The concern lies in the possibility that a for-profit broker may cut the current rates associated with NEMT, or even cut some EMS agencies out completely and bring in another NEMT service provider.
That loss of revenue could prove critical to the operation of some agencies.
“The revenue from emergency services is not enough for most ambulance agencies to pay the fixed cost associated with keeping rural stations open and continuing to provide the same response times,” Hall said.
“The broker will only be concerned with NEMT services and will not have the community-service interests that we find in our West Virginia-based ambulance agencies,” Hall explained. “They won’t be volunteering to stand by at high school football games on Friday nights, meaning the public at large will be affected by the revenue cuts in local EMT services.”
Hall asserts that the DHHR is looking to save money in the wrong place, as only 25 percent of its Medicaid transportation program goes toward compensating NEMT services.
Rather, 75 percent of the budget goes toward the Friends and Family Transportation Program, which allows friends and relatives to file for reimbursement after transporting Medicaid patients to appointments.
“There’s a lot of fraud and abuse in that program because it’s difficult to monitor,” Hall explained.
n n n
West Virginia would not be revolutionary for tasking NEMT to a Medicaid brokerage system. Kentucky, Ohio and Pennsylvania already employ a broker program for those services, but have chosen to allow ambulance services to continue making non-emergency runs. The brokerages in those states took the place of public transportation, senior centers, behavioral health centers and public-service regulated carriers, like taxi cabs.
The Bureau for Medical Services has tried to implement a brokerage system for NEMT many times in the last several years.
Hall explained that last year, Senate Bill 188 would have integrated the system, but the House refused it.

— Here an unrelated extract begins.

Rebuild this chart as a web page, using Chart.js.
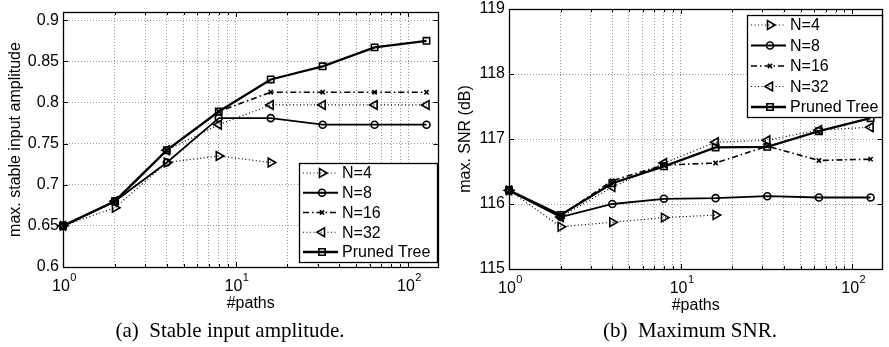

Now, Medicaid is taking a new approach which bypasses legislation and attempts to make the change through a state plan amendment.
“The EMS community feels as though it’s almost being attacked,” Hall said. “They have assessed no rate increases on NEMT services in 13 years, and that’s with several minimum rate increases, insurance rate increases and rising gas prices.”
Unlike other states, such as Virginia that adds a $4 fee to driver’s license renewals to fund state EMS agencies, West Virginia has no program to support its emergency service providers other than a small number of levy subsidies, Hall explained.
Beginning at 1 p.m. today, West Virginia EMS squads, including medical first responders, paramedics and emergency medical technicians, will rally on the south-side steps of the Capitol building in Charleston to urge Gov. Earl Ray Tomblin to protect rural emergency medical services and reject a proposal for the state to contract with a broker for NEMT.
“This change would take away access to the very little revenue we have to protect the public with,” Hall said. “We’re appealing to the Legislature to reach out to the governor’s office and convince them this is the wrong call for West Virginia.”